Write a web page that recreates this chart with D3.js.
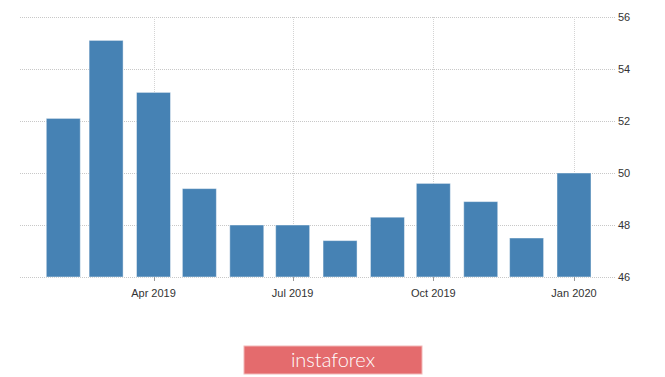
<!DOCTYPE html>
<html>
<head>
<meta charset="utf-8">
<script src="https://cdn.jsdelivr.net/npm/d3@7"></script>
<style>
  html, body { margin: 0; padding: 0; background: #fff; }
  svg { display: block; }
</style>
</head>
<body>
<svg id="chart" width="665" height="377"></svg>
<script>
const months = ["2019-02-01","2019-03-01","2019-04-01","2019-05-01","2019-06-01","2019-07-01",
                "2019-08-01","2019-09-01","2019-10-01","2019-11-01","2019-12-01","2020-01-01"];
const values = [52.1, 55.1, 53.1, 49.4, 48.0, 48.0, 47.4, 48.3, 49.6, 48.9, 47.5, 50.0];
const xTickDates = ["2019-04-01","2019-07-01","2019-10-01","2020-01-01"];
const xTickLabels = ["Apr 2019","Jul 2019","Oct 2019","Jan 2020"];
const yTicks = [46, 48, 50, 52, 54, 56];
const watermark = "instaforex";

const parse = d3.utcParse("%Y-%m-%d");
const svg = d3.select("#chart");
const plotLeft = 20, plotRight = 615, plotTop = 17, plotBottom = 277;

const x = d3.scaleUtc()
  .domain([parse("2019-04-01"), parse("2020-01-01")])
  .range([153.5, 574]);
const y = d3.scaleLinear().domain([46, 56]).range([plotBottom, plotTop]);

// horizontal grid
svg.append("g").selectAll("line").data(yTicks).join("line")
  .attr("x1", plotLeft).attr("x2", plotRight)
  .attr("y1", d => Math.round(y(d)) + 0.5).attr("y2", d => Math.round(y(d)) + 0.5)
  .attr("stroke", "#c8c8c8").attr("stroke-width", 1).attr("stroke-dasharray", "1,1");

// vertical grid
svg.append("g").selectAll("line").data(xTickDates).join("line")
  .attr("x1", d => Math.round(x(parse(d))) + 0.5).attr("x2", d => Math.round(x(parse(d))) + 0.5)
  .attr("y1", plotTop).attr("y2", plotBottom)
  .attr("stroke", "#d4d4d4").attr("stroke-width", 1).attr("stroke-dasharray", "1,1");

// bars
const bw = 34;
svg.append("g").selectAll("rect").data(values).join("rect")
  .attr("x", (d, i) => x(parse(months[i])) - bw / 2)
  .attr("width", bw)
  .attr("y", d => y(d))
  .attr("height", d => y(46) - y(d))
  .attr("fill", "#4682b4")
  .attr("stroke", "rgba(255,255,255,0.45)")
  .attr("stroke-width", 1);

// x axis ticks and labels
const xa = svg.append("g");
xa.selectAll("line").data(xTickDates).join("line")
  .attr("x1", d => Math.round(x(parse(d))) + 0.5).attr("x2", d => Math.round(x(parse(d))) + 0.5)
  .attr("y1", plotBottom).attr("y2", plotBottom + 4)
  .attr("stroke", "#999");
xa.selectAll("text").data(xTickDates).join("text")
  .attr("x", d => x(parse(d)))
  .attr("y", 297)
  .attr("text-anchor", "middle")
  .attr("font-family", "Liberation Sans, Arial, sans-serif")
  .attr("font-size", 11)
  .attr("fill", "#333")
  .text((d, i) => xTickLabels[i]);

// y axis labels
svg.append("g").selectAll("text").data(yTicks).join("text")
  .attr("x", 618)
  .attr("y", d => y(d) + 4)
  .attr("font-family", "Liberation Sans, Arial, sans-serif")
  .attr("font-size", 11)
  .attr("fill", "#333")
  .text(d => d);

// watermark button
const wm = svg.append("g");
wm.append("rect").attr("x", 244).attr("y", 346).attr("width", 178).attr("height", 28)
  .attr("fill", "#e46b6d").attr("stroke", "#f2b8b8").attr("stroke-width", 1);
wm.append("text").attr("x", 333).attr("y", 367)
  .attr("text-anchor", "middle")
  .attr("font-family", "Lato, Open Sans, sans-serif")
  .attr("font-weight", 300)
  .attr("font-size", 20)
  .attr("fill", "#fff")
  .text(watermark);
</script>
</body>
</html>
^^^^
Report each line of the material above where the word "chart" appears.

Write a web page that recreates this chart with D3.js.
<svg id="chart" width="665" height="377"></svg>
const svg = d3.select("#chart");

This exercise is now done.